Sunday, 21 November 2010

University tuition fees

I strongly believe that if there is one thing a government should never skimp on, it's education. I support a free education for all, up to and including university.

It is incomprehensible to me how education can be seen as a privilege, a boon, as if it is some sort of luxury item that some children are unfairly allowed to have while others languish without. Clearly, if that even were the case, the best solution would be to make it free to access for all who want it. But apparently it isn't fair that taxpayers should foot the bill for the education of children that are not their own, who will then, with their degrees, earn more than others.

I would argue that it is eminently fair. People with university degrees become our doctors, lawyers, architects, engineers, teachers, journalists, politicians, HR personnel, PA's, museum directors, game designers,... There is not a single taxpayer in the country who will not, at at least one point in their life, enjoy the services of a person with an education. Why should not a small part of their taxes go towards making that education happen?

It also makes no difference whether the average graduate ends up becoming a higher earner in the future than the average taxpayer who paid for them to get their degree. No individual taxpayer is responsible for subsidising the education of any single graduate so it is unfair to compare the wages of specific individuals to highlight the huge 'disparity' in their incomes. Also, the graduate's earnings are situated in the realm of the potential. They might or might not earn more than someone else in the future. This cannot be accurately predicted. What we do know, is that while the average graduate is engaged in study, they are not earning any money at all and therefore by definition poorer than any taxpayer. It seems fair to me that at that point in time, those with money support those with none, as long as they are engaged in such a worthwhile endeavour as a higher education.

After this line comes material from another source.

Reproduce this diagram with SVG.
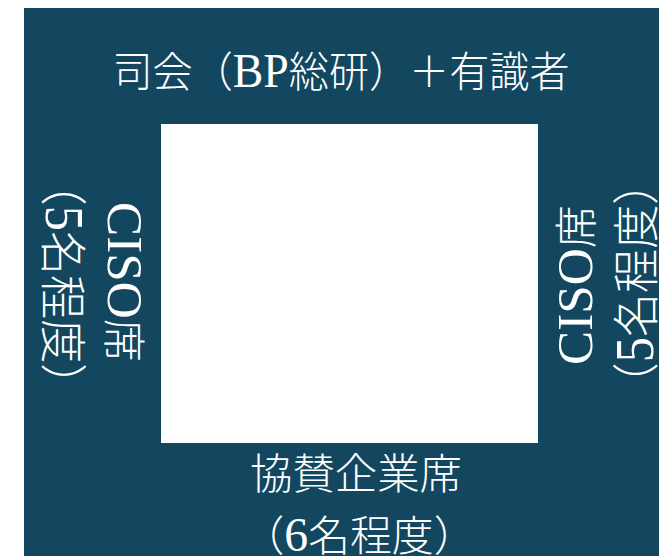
<svg xmlns="http://www.w3.org/2000/svg" width="659" height="556" viewBox="0 0 659 556">
<style>
.bg{fill:#12475f}
.stage{fill:#ffffff}
.t{font-family:"Liberation Serif","Noto Sans CJK JP",serif;fill:#ffffff;font-weight:300;text-anchor:middle}
.lat{font-size:48px}
</style>
<rect class="bg" x="24" y="8" width="660" height="560"/>
<g id="stage"><rect class="stage" x="161" y="124" width="377" height="319"/></g>
<g id="top-seat"><text class="t" x="341" y="87" font-size="42" textLength="457" lengthAdjust="spacingAndGlyphs">司会（<tspan class="lat">BP</tspan>総研）＋有識者</text></g>
<g id="left-seat">
<text class="t" transform="translate(108,282) rotate(90)" font-size="43" textLength="160" lengthAdjust="spacingAndGlyphs"><tspan font-size="51">CISO</tspan>席</text>
<text class="t" transform="translate(46,284.5) rotate(90)" font-size="47" textLength="246" lengthAdjust="spacingAndGlyphs">（<tspan font-size="54">5</tspan>名程度）</text>
</g>
<g id="right-seat">
<text class="t" transform="translate(592,285) rotate(-90)" font-size="43" textLength="160" lengthAdjust="spacingAndGlyphs"><tspan font-size="51">CISO</tspan>席</text>
<text class="t" transform="translate(653,283.5) rotate(-90)" font-size="47" textLength="246" lengthAdjust="spacingAndGlyphs">（<tspan font-size="54">5</tspan>名程度）</text>
</g>
<g id="bottom-seat">
<text class="t" x="356" y="489" font-size="42" textLength="212" lengthAdjust="spacingAndGlyphs">協賛企業席</text>
<text class="t" x="359" y="551" font-size="42" textLength="233" lengthAdjust="spacingAndGlyphs">（<tspan font-size="48">6</tspan>名程度）</text>
</g>
<g id="connectors"/>
</svg>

Our economy has ever more need of highly skilled employees and ever less use for the unskilled or low-skilled that could be turned out of education at 16 or even 18 years old. Cutting off subsidized education at that point discourages local young people from getting the skills they need to get work. Even if some degrees don't seem immediately useful, just having a large portion of the population highly educated is always good. Highly educated people are statistically healthier (less cost to NHS), less likely to commit crimes (less cost in justice), and more likely to be employed (less cost in benefits). They also earn more and therefore pay more income tax. Which, incidentally, can then be turned into more subsidy for the next generation of students.

Oddly enough, the UK government has recently raised the maximum tuition fee for one year in higher education to £9000. No matter, they say, it can be borrowed and paid back, so it should not stop the poor from participating. In fact, it will only need to be paid back if and when the graduate earns more than £20,000 a year. The interest rates will be favourable too. Except of course if you really earn a lot, because then your interest rates go up and up, well beyond market rates. (This helps to pay for all those whose loans are never repaid.) You can't even pay it back early to avoid paying interest, if you happen to have a windfall. The more you earn, the larger your debt becomes.

The clever ones will, if of a lazy disposition, give the whole thing a miss, because the monetary reward is no enticement. Why study hard for years to go into a demanding job if your take-home pay is just as low as if you hadn't? The clever and eager will take their excellent education and their degrees elsewhere and leave the debt behind. And it's all those clever people you really want to attract to higher education and have in your high-skilled professions.

It seems to me like there is no way you could make higher education less attractive and less accessible if you tried. In the short term, raising tuition fees may reduce government spending, but in the long term we can look forward to a country full of ignorant oafs.


  1. Very very good points.

    Tory policy has always caught me as selfish and short sighted. As you say free/cheap education benefits society, where as low taxes benefit only the rich. In my opinion though in the long term a healthy society also benefits the rich.

  2. I find it a bit strange that most political discussions divide people into rich and poor, or into classes. I wasn't born in Britain and the class system is hard for me to really understand.

    A good politician should be running the country to benefit everybody. That includes the rich. I've got nothing against the rich, I'd love to be one of them :)

    At the moment, I don't feel any political party is taking the long view or thinking about the entirety of society.